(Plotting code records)
--- --- ---
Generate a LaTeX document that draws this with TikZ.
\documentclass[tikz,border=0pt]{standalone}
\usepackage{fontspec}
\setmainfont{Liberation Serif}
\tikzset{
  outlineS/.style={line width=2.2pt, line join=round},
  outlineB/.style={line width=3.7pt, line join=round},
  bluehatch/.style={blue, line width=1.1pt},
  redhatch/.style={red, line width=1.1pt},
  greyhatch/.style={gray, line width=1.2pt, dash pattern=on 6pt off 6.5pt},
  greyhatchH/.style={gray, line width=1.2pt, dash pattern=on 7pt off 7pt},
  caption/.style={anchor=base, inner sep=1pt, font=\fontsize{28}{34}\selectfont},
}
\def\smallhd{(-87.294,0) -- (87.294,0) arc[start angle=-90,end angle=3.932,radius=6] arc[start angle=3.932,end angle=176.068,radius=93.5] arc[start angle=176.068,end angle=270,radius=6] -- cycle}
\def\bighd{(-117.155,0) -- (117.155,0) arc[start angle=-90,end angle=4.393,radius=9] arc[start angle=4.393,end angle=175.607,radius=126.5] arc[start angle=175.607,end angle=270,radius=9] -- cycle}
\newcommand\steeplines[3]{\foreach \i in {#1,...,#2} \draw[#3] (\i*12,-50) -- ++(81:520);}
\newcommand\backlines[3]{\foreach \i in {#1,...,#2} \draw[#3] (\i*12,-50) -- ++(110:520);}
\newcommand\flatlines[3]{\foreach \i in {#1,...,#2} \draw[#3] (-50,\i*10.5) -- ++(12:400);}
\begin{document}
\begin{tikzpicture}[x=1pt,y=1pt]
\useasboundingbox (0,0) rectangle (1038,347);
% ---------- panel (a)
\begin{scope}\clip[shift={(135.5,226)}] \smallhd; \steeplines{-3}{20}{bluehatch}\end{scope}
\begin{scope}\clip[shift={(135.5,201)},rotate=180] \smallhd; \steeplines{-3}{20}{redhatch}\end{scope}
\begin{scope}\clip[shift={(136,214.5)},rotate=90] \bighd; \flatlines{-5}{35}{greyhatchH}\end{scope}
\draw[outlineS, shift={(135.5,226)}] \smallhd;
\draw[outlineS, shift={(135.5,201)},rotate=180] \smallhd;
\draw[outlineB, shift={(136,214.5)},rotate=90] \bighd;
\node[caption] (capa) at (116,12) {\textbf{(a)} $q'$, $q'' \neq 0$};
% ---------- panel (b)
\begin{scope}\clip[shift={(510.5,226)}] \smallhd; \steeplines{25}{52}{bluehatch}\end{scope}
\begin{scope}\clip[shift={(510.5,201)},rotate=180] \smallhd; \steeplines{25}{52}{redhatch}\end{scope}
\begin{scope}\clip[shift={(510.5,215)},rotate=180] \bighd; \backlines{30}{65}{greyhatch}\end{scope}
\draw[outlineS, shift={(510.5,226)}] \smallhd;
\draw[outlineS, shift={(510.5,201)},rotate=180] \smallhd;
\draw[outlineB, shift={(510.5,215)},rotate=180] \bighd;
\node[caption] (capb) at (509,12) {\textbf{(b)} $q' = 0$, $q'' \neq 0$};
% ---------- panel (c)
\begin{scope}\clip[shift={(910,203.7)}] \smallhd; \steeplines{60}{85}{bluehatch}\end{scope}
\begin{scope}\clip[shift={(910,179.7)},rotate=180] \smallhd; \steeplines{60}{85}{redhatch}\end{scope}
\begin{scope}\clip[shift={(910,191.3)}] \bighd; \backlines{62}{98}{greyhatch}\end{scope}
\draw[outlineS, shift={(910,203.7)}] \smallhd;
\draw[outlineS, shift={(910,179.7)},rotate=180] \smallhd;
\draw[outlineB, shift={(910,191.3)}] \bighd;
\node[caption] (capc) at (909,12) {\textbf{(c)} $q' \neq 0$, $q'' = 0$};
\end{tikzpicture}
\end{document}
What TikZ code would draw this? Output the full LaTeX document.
--- --- ---
▶ **Aim**
Using the listing, copy every line where the word "LaTeX" shows up.

▶ **Reply**
Generate a LaTeX document that draws this with TikZ.
What TikZ code would draw this? Output the full LaTeX document.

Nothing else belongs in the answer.